**Your instructions**
Filter the entries, keeping every line with the word "this".

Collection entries
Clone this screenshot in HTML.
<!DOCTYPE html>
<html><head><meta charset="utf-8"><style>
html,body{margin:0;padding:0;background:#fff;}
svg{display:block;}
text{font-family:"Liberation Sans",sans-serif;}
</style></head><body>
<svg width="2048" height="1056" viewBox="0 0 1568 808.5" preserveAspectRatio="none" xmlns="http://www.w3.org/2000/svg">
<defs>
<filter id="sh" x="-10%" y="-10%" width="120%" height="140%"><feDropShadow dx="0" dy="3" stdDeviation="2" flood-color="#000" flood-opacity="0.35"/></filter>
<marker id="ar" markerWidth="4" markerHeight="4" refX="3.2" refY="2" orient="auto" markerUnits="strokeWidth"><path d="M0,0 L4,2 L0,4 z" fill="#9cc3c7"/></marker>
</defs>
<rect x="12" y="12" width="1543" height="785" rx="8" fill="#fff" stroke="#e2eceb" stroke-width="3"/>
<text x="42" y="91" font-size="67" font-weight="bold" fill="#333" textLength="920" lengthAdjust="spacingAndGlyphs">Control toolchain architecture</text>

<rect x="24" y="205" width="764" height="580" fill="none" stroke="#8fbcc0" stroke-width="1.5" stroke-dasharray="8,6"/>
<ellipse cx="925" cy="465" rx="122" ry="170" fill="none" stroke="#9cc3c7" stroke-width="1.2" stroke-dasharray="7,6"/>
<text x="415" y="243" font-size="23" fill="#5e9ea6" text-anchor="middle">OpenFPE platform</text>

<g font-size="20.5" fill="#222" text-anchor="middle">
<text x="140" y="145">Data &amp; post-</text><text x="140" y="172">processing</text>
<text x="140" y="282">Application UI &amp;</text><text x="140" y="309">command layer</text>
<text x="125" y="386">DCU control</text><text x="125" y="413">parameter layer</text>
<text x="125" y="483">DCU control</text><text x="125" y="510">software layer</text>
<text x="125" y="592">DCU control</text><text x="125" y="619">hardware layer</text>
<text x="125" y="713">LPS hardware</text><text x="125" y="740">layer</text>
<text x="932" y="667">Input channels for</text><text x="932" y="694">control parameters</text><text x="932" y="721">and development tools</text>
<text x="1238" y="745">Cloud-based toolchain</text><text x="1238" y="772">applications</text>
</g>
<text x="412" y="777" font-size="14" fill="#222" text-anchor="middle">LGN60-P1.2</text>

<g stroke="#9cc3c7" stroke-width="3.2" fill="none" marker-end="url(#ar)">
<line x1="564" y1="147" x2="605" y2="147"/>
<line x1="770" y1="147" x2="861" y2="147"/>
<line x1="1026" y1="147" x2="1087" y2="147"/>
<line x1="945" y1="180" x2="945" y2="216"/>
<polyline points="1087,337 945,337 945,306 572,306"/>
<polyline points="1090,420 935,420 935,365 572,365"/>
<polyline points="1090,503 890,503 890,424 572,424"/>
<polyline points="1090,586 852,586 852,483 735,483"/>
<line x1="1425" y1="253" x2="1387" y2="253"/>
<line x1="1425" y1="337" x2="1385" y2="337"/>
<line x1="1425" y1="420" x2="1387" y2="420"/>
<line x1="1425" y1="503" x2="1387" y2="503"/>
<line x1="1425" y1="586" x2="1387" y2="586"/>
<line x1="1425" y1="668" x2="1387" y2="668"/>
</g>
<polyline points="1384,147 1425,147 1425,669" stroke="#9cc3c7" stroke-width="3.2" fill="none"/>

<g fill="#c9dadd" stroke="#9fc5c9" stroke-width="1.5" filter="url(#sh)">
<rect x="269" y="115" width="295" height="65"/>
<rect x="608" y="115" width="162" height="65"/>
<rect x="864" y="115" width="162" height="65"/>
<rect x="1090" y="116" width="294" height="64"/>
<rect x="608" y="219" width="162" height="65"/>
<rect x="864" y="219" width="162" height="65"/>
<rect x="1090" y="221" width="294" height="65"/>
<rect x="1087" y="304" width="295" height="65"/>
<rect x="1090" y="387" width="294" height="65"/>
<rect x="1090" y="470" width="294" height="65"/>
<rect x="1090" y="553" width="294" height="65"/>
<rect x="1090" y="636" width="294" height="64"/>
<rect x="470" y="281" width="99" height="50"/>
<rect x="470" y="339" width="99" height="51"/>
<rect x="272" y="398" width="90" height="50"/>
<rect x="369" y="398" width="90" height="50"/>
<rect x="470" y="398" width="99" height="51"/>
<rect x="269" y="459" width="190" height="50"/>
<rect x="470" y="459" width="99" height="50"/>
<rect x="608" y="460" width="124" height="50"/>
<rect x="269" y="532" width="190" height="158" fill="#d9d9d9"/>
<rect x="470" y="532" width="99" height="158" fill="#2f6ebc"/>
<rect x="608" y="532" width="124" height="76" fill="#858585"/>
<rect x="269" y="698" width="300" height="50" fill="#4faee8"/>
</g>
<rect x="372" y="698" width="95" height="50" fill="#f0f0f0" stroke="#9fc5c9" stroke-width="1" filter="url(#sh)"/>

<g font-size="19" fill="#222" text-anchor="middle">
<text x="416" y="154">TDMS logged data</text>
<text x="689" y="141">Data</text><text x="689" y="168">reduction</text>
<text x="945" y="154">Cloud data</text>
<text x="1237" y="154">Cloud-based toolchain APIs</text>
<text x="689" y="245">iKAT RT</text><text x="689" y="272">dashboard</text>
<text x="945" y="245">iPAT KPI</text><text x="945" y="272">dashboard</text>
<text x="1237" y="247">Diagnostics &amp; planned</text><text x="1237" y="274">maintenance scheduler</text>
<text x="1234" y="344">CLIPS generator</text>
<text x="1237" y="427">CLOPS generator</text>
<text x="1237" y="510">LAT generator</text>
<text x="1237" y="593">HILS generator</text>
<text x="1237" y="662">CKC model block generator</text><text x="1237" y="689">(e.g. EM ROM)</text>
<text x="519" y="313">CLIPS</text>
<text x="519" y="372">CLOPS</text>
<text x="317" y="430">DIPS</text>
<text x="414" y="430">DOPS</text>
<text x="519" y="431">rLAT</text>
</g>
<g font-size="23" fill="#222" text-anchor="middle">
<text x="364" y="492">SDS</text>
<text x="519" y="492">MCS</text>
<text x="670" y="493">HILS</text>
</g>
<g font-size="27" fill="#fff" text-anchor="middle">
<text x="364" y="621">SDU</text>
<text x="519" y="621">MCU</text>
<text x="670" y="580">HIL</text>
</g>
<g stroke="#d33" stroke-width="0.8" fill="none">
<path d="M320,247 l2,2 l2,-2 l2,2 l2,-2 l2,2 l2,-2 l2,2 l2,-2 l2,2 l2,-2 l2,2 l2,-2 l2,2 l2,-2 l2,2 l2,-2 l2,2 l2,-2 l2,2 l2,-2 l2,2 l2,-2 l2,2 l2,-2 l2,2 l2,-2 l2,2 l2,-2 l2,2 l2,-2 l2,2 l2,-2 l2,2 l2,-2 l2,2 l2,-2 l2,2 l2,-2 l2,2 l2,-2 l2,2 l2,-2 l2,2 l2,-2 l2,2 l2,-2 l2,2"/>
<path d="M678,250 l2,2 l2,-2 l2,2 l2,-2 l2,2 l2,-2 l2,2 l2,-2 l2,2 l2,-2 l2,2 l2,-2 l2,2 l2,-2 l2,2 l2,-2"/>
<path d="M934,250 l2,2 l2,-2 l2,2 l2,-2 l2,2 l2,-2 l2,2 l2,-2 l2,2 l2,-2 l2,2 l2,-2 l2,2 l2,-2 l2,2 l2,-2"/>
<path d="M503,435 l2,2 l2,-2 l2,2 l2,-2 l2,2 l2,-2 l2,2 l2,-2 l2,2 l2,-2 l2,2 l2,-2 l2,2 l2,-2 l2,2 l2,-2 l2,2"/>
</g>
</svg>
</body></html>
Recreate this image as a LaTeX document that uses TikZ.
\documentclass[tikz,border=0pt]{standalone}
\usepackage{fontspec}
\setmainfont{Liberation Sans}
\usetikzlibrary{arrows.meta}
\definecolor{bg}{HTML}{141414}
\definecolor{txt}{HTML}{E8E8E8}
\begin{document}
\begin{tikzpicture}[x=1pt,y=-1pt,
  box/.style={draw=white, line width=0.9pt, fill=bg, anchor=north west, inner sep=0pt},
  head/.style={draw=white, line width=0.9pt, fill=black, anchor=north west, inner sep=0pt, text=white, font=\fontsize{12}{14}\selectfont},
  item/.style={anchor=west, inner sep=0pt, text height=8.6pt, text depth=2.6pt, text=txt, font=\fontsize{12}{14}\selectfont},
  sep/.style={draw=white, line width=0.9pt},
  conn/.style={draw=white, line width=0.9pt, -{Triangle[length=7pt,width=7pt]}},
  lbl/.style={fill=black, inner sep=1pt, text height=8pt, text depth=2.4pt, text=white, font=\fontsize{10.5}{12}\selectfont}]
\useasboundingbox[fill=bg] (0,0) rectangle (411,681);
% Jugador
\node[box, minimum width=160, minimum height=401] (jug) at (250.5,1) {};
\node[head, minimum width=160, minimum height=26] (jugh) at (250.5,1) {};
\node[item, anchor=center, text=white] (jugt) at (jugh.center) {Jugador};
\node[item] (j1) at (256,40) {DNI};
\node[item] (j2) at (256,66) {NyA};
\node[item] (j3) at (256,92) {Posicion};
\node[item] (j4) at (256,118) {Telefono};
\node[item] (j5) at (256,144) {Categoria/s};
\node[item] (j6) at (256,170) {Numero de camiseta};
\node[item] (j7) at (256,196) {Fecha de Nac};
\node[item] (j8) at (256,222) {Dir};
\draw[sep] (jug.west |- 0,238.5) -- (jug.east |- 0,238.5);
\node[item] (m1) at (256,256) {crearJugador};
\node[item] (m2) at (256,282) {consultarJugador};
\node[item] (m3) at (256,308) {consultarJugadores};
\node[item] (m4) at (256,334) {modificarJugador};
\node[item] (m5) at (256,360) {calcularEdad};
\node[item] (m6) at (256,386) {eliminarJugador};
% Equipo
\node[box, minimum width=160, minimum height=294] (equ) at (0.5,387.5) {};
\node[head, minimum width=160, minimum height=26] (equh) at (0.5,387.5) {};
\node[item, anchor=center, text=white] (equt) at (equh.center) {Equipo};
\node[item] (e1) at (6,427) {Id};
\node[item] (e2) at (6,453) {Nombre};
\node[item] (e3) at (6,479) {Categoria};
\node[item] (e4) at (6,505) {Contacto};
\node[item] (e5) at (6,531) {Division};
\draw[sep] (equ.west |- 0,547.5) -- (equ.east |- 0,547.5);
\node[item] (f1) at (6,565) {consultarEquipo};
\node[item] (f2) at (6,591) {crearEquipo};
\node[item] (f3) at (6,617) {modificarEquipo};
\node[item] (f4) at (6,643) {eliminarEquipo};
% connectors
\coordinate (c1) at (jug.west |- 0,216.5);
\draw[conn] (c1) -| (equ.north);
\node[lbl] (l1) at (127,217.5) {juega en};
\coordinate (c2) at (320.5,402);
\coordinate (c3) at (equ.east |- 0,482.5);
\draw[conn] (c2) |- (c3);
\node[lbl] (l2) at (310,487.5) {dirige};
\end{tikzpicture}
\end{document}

**Response below**
Clone this screenshot in HTML.
Recreate this image as a LaTeX document that uses TikZ.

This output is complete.